Olympic weightlifting consists of three basic movements performed on a barbell: the snatch, the clean, and the jerk (with the latter two executed in combination). At such an elite level, athletes seek to exploit every possible advantage, including how a barbell bends and recoils in response to loaded weight and applied force—a property known as flexural bending in physics and dubbed the “whip” by Olympic athletes. Scientists are learning more about the underlying mechanisms of the whip, according to a presentation at this week’s meeting of the Acoustical Society of America in Philadelphia.
Joshua Langlois, a graduate student at Pennsylvania State University, competes in Strongman competitions as a hobby. He also has friends who compete at the national level in Olympic weight-lifting events. “They told me how they use the whip,” Langlois said during a media briefing. “When they dip down, they can feel when the bar flexes back up and use that to accelerate the movement upward to increase the amount they can lift.”
Langlois decided to conduct a modal analysis, i.e., how an object moves or vibrates, to quantify the whip and better understand the mechanics, as well as what makes for a good barbell at the elite level. He suspended four 20-kg men’s barbells (women use 15-kg barbells)—with 50 kg loaded on each end—from elastic resistance bands so that the bar was essentially floating in space. Then he attached accelerometers at each end of the bar where the vibrational mode patterns occur. Next he tapped set locations across the bar with a small hammer, measuring the acceleration at the end points, which enabled him to map out how the bars moved in response. He compared the vibrations of different barbells, as well as a single barbell loaded with different weights.
Sleeves or no sleeves?
Langlois found that the standard motion of a bar floating freely in space has a higher frequency without sleeves—i.e., the outer, thicker area of the bar that holds the weights and can rotate independently of the central shaft—than with sleeves. This was an expected result, per Langlois, since adding mass to the ends of a bar will typically decrease the rate of oscillation and also shift the nodes (the points where the bar is stationary).

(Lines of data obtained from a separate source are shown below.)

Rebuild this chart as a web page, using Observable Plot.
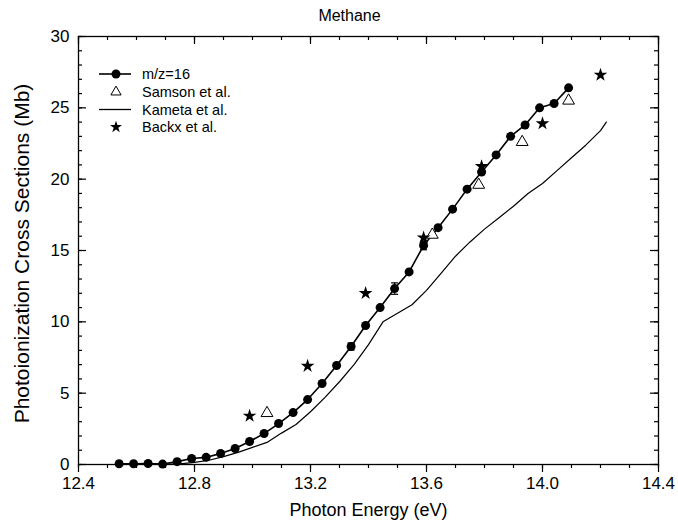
<!DOCTYPE html>
<html><head><meta charset="utf-8">
<script src="https://cdn.jsdelivr.net/npm/d3@7"></script>
<script src="https://cdn.jsdelivr.net/npm/@observablehq/plot@0.6"></script>
<style>
body{margin:0;background:#fff;font-family:"Liberation Sans",Arial,sans-serif;}
#wrap{position:relative;width:678px;height:530px;}
#legend{position:absolute;left:0;top:0;}
</style></head><body><div id="wrap"></div>
<script>
// ---- data ----
const title = "Methane";
const xLabel = "Photon Energy (eV)";
const yLabel = "Photoionization Cross Sections (Mb)";

const mzEnergy = [12.54,12.59,12.64,12.69,12.74,12.79,12.84,12.89,12.94,12.99,13.04,13.09,13.14,13.19,13.24,13.29,13.34,13.39,13.44,13.49,13.54,13.59,13.64,13.69,13.74,13.79,13.84,13.89,13.94,13.99,14.04,14.09];
const mzValue  = [0.05,0.05,0.07,0.03,0.2,0.42,0.5,0.77,1.12,1.61,2.17,2.87,3.64,4.55,5.68,6.94,8.27,9.74,11.0,12.33,13.5,15.35,16.6,17.9,19.3,20.5,21.7,23.0,23.8,25.0,25.3,26.4];
const mzErr    = [0,0,0,0,0,0,0,0,0,0,0,0,0,0,0,0,0.25,0,0,0.4,0,0.3,0,0,0,0,0,0,0,0,0,0];

const samsonEnergy = [13.05,13.62,13.78,13.93,14.09];
const samsonValue  = [3.6,16.1,19.6,22.6,25.5];

const backxEnergy = [12.99,13.19,13.39,13.59,13.79,14.00,14.20];
const backxValue  = [3.4,6.9,12.0,15.9,20.9,23.9,27.3];

const kametaEnergy = [12.60,12.70,12.75,12.80,12.85,12.90,12.95,13.00,13.05,13.10,13.15,13.20,13.25,13.30,13.35,13.40,13.45,13.50,13.55,13.60,13.65,13.70,13.75,13.80,13.85,13.90,13.95,14.00,14.05,14.10,14.15,14.20,14.22];
const kametaValue  = [0.0,0.02,0.05,0.15,0.3,0.55,0.85,1.2,1.55,2.2,2.8,3.7,4.7,5.8,7.0,8.4,10.0,10.6,11.2,12.2,13.4,14.6,15.6,16.5,17.3,18.1,19.0,19.7,20.6,21.5,22.4,23.4,24.0];

const xMajorTicks = [12.4,12.8,13.2,13.6,14.0,14.4];
const xMinorTicks = [12.4,12.5,12.6,12.7,12.8,12.9,13.0,13.1,13.2,13.3,13.4,13.5,13.6,13.7,13.8,13.9,14.0,14.1,14.2,14.3,14.4];
const yMajorTicks = [0,5,10,15,20,25,30];
const yMinorTicks = d3.range(0,31);

const legendLabels = ["m/z=16","Samson et al.","Kameta et al.","Backx et al."];

// ---- tables ----
const mz = mzEnergy.map((x,i)=>({x, y:mzValue[i], e:mzErr[i]}));
const mzE = mz.filter(d=>d.e>0);
const samson = samsonEnergy.map((x,i)=>({x, y:samsonValue[i]}));
const backx = backxEnergy.map((x,i)=>({x, y:backxValue[i]}));
const kameta = kametaEnergy.map((x,i)=>({x, y:kametaValue[i]}));

const W = 678, H = 530, mL = 78, mR = 20, mT = 36, mB = 66;
const fw = W-mL-mR, fh = H-mT-mB;
const capSymbol = {draw(ctx, size){ const w = 3.5; ctx.moveTo(-w,0); ctx.lineTo(w,0); }};

const chart = Plot.plot({
  width: W, height: H,
  marginLeft: mL, marginRight: mR, marginTop: mT, marginBottom: mB,
  style: {fontFamily: "'Liberation Sans', Arial, sans-serif", background: "white", color: "black"},
  x: {domain: [12.4, 14.4]},
  y: {domain: [0, 30]},
  marks: [
    // bottom axis: outward ticks
    Plot.axisX(xMinorTicks, {anchor: "bottom", tickSize: 4, tickFormat: () => "", label: null, strokeWidth: 1.2}),
    Plot.axisX(xMajorTicks, {anchor: "bottom", tickSize: 8, tickPadding: 4, tickFormat: d => d.toFixed(1), label: null, fontSize: 17, strokeWidth: 1.2}),
    // top inward ticks
    Plot.tickX(xMinorTicks, {x: d => d, insetBottom: fh-4, strokeWidth: 1.2}),
    Plot.tickX(xMajorTicks, {x: d => d, insetBottom: fh-8, strokeWidth: 1.2}),
    // left inward ticks
    Plot.tickY(yMinorTicks, {y: d => d, insetRight: fw-4, strokeWidth: 1.2}),
    Plot.tickY(yMajorTicks, {y: d => d, insetRight: fw-8, strokeWidth: 1.2}),
    // right inward ticks
    Plot.tickY(yMinorTicks, {y: d => d, insetLeft: fw-4, strokeWidth: 1.2}),
    Plot.tickY(yMajorTicks, {y: d => d, insetLeft: fw-8, strokeWidth: 1.2}),
    Plot.axisY(yMajorTicks, {anchor: "left", tickSize: 0, tickPadding: 9, label: null, fontSize: 17}),
    Plot.frame({stroke: "black", strokeWidth: 1.3}),
    // data
    Plot.line(kameta, {x: "x", y: "y", stroke: "black", strokeWidth: 1.2}),
    Plot.line(mz, {x: "x", y: "y", stroke: "black", strokeWidth: 1.6}),
    Plot.ruleX(mzE, {x: "x", y1: d => d.y - d.e, y2: d => d.y + d.e, stroke: "black", strokeWidth: 1.2}),
    Plot.dot(mzE, {x: "x", y: d => d.y - d.e, symbol: capSymbol, stroke: "black", strokeWidth: 1.2}),
    Plot.dot(mzE, {x: "x", y: d => d.y + d.e, symbol: capSymbol, stroke: "black", strokeWidth: 1.2}),
    Plot.dot(mz, {x: "x", y: "y", r: 4.5, fill: "black"}),
    Plot.dot(samson, {x: "x", y: "y", symbol: "triangle", r: 4.4, stroke: "black", fill: "white", strokeWidth: 1}),
    Plot.dot(backx, {x: "x", y: "y", symbol: "star", r: 4.3, fill: "black"}),
    // texts
    Plot.text([title], {text: d => d, frameAnchor: "top", dy: -27, dx: -19, fontSize: 16}),
    Plot.text([xLabel], {text: d => d, frameAnchor: "bottom", dy: 51, fontSize: 18}),
    Plot.text([yLabel], {text: d => d, frameAnchor: "left", textAnchor: "middle", rotate: -90, dx: -56, dy: 3, fontSize: 21})
  ]
});
document.getElementById("wrap").appendChild(chart);

// legend overlay
const leg = d3.select("#wrap").append("svg").attr("id","legend").attr("width",W).attr("height",H)
  .style("font-family","'Liberation Sans', Arial, sans-serif").style("pointer-events","none");
const rowY = [74, 92, 109.5, 127];
const sx1 = 99, sx2 = 131, scx = 116, tx = 142;
// m/z=16
leg.append("line").attr("x1",sx1).attr("x2",sx2).attr("y1",rowY[0]).attr("y2",rowY[0]).attr("stroke","black").attr("stroke-width",1.6);
leg.append("circle").attr("cx",scx).attr("cy",rowY[0]).attr("r",4.5).attr("fill","black");
// Samson
leg.append("path").attr("d", d3.symbol(d3.symbolTriangle, Math.PI*3.8*3.8)()).attr("transform",`translate(${scx},${rowY[1]})`).attr("fill","white").attr("stroke","black");
// Kameta
leg.append("line").attr("x1",sx1).attr("x2",sx2).attr("y1",rowY[2]).attr("y2",rowY[2]).attr("stroke","black").attr("stroke-width",1.3);
// Backx
leg.append("path").attr("d", d3.symbol(d3.symbolStar, Math.PI*3.8*3.8)()).attr("transform",`translate(${scx},${rowY[3]})`).attr("fill","black");
legendLabels.forEach((t,i)=>{
  leg.append("text").attr("x",tx).attr("y",rowY[i]).attr("dy","0.35em").attr("font-size",14.5).text(t);
});
</script></body></html>
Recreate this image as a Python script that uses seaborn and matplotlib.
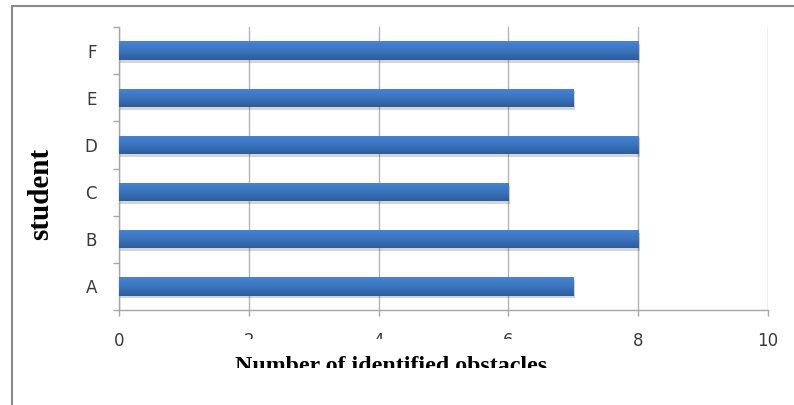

The surprise came when he looked more closely at the higher bending (flexural) modes: in that case, the frequency increased at higher loads. “The bar becomes more fixed so the actual wavelength of the bar is less,” Langlois explained. “With a set wave speed, wavelength is inversely proportional to the rate of oscillation, so we get a higher frequency. This is something we did not foresee happening. So the barbell is likely to matter.”
Granted, it’s a small effect, in the range of a single percent, per Langlois. “But for elite sports, a single percent makes all the difference,” he said. “I am not an expert Olympic weightlifter. I have a hard time timing the whip, it’s hard for me to feel it exactly. There’s a similar thing with golfers. The best golfers in the world can actually feel how the golf club bends as they swing, and they can use that to change how the balls hit. So I don’t expect casual lifters to be able to use this very well. It’s just for the very elite level.”
Precisely which features make for the best barbell is still a puzzle. Olympic barbells have the same weight, diameter, and length, but other aspects can differ from brand to brand, such as the materials used. Most are made of some sort of steel, with stainless and chrome coated being the most common, and the respective mechanical properties can make a small difference to a given bar’s whip, according to Langlois. Specifically, the stiffness of the bar (the Young’s modulus) can vary quite a bit. “We don’t have a good feel for this because no barbell manufacturers will tell you exactly how they make the bar,” he said. “It’s all proprietary.”
There can also be variation in the coupling mechanism between the shaft (where you hold onto the bar) and the sleeve (where you load the plates), which can affect how much the bar bends. Sleeves can be bearing (with moving bearings inside for faster rotation), bushing (a solid piece with no moving parts), a hybrid of the two, or just bare steel. Barbell manufacturers typically recommend bushing sleeves for slower, heavy lifts and bearing sleeves for faster Olympic lifting. “The coupling mechanism varies between bushings, bearings, or bare steel,” said Langlois. “Bearings seem to have the best coupling, and that’s what most expensive barbells use.”
So what’s next? “We know that the bar matters,” said Langlois. “We know that it changes shape, changes frequency, with load. So now we’re going to take data with real Olympic weightlifters [men and women] so we can see exactly how they use the whip and how the bar matters for them.”